2 Bin 300 Yıllık Tarih Gün Yüzüne Çıkarılıyor
Sinop'ta, Kültür ve Turizm Bakanlığının desteğiyle 2010 yılında başlanılan Balatlar Kilisesi kazısı çalışmaları sırasında erken Helenistik ve Roma dönemlerine ait olduğu tahmin edilen mezar odaları, heykel parçaları ve döşeme mozaiklerine rastlanıldı.
Sinop'ta, Kültür ve Turizm Bakanlığının desteğiyle 2010 yılında başlanılan Balatlar Kilisesi kazısı çalışmaları sırasında erken Helenistik ve Roma dönemlerine ait olduğu tahmin edilen mezar odaları, heykel parçaları ve döşeme mozaiklerine rastlanıldı.
Vali Hasan İpek ve beraberindeki heyet, kazı çalışmalarının devam ettiği alanda incelemelerde bulunarak, Mimar Sinan Güzel Sanatlar Üniversitesi Sanat Tarihi Bölümü Öğretim Üyesi ve Balatlar Kilisesi Kazı Başkanı Prof. Dr. Gülgün Köroğlu'ndan bilgi aldı.
Kazı esnasında ortaya çıkarılan mezar odaları, heykel parçaları ve döşeme mozaiklerini inceleyen İpek, kazı heyetine başarılar diledi.
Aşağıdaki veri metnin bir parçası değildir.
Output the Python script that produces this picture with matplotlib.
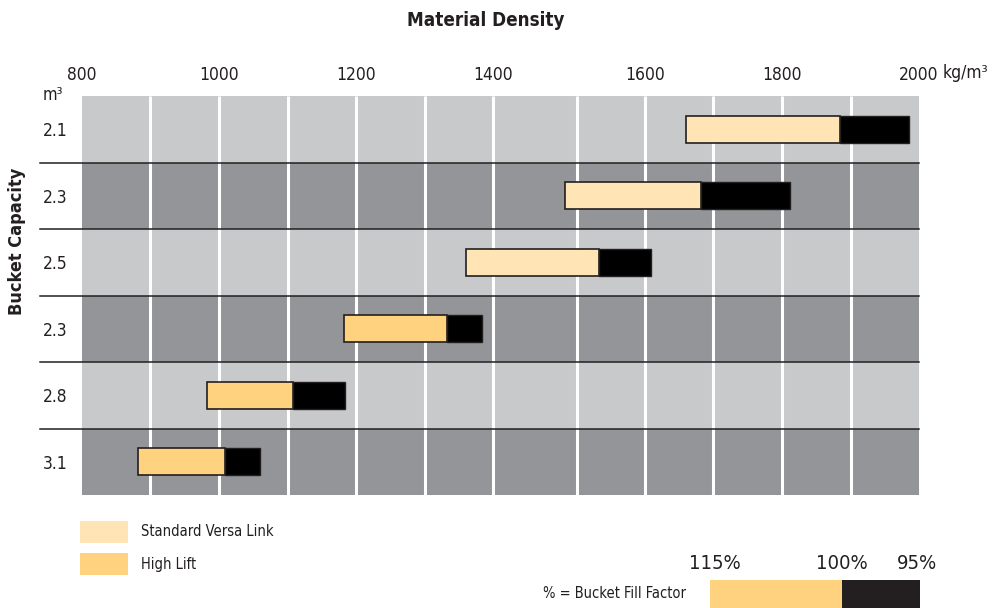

Vali İpek'in incelemesinin ardından gazetecilere kazı çalışmaları hakkında bilgi veren Prof. Dr. Köroğlu, söz konusu yapının bir dönem kilise olarak kullanılsa da gerçek manada çok farklı topluluklara ev sahipliği yaptığının anlaşıldığını söyledi.
2010 yılında başladıkları kazı çalışmaları esnasında mezar odaları, heykel parçaları ve hamamlara ulaştıklarını anlatan Köroğlu, bu yıl yapılan çalışmalarda ise döşeme mozaiklerinin gün yüzüne çıkarılmaya başlandığını vurguladı.
Köroğlu, 20 dönümlük bir arazi üzerine kurulu olduğunu tahmin ettikleri yapının tam olarak ortaya çıkarılmasının uzun bir süre alacağına işaret ederek, "Yapıda erken Helenistik ve Roma dönemlerine ait buluntular var. Ancak çok farklı topluluklara ev sahipliği yapan bir yapı olduğu için değişik dönemlere ait eserler de ortaya çıkabiliyor. Mesela bu alan Osmanlı döneminde manastır olarak kullanılmış. 18. yüzyılda yine başka bir manastıra ev sahipliği yapmış. Din adamlarına ait mezarları bulduk. Ayna zamanda alan çok büyük olduğu için depolar, seramik ve cam atölyeler var. Onları da ortaya çıkarıyoruz." diye konuştu.
"2 bin 300 yıllık bir tarih görüyoruz"
Gülgün Köroğlu, yapılan çalışmalarda ortaya çıkan tablodan yapının 2 bin 300 yıllık bir tarihe sahip olduğunun anlaşıldığını belirterek, şu bilgileri paylaştı:
"Çalışmalarımız sırasında yaklaşık 2 bin 300 yıllık tarihe sahip bir yapı karşımıza çıkıyor. Bu tarihi kapsayan eserleri buluyoruz. Yapının Roma döneminden öncesine ait ise mimarisine değil ama buluntularına rastlıyoruz. Roma döneminden sonraki evrelerin tamamı mimari kalıntılarla ispat edilebiliyor. Yapının tam anlamıyla ortaya çıkarılması uzun zaman alabilir. Çünkü kamulaştırma yapıla yapıla gidiliyor. Bunun yanında kazı çalışmaları titizlik isteyen bir iş. O manada da zaman kaybı yaşanması doğal."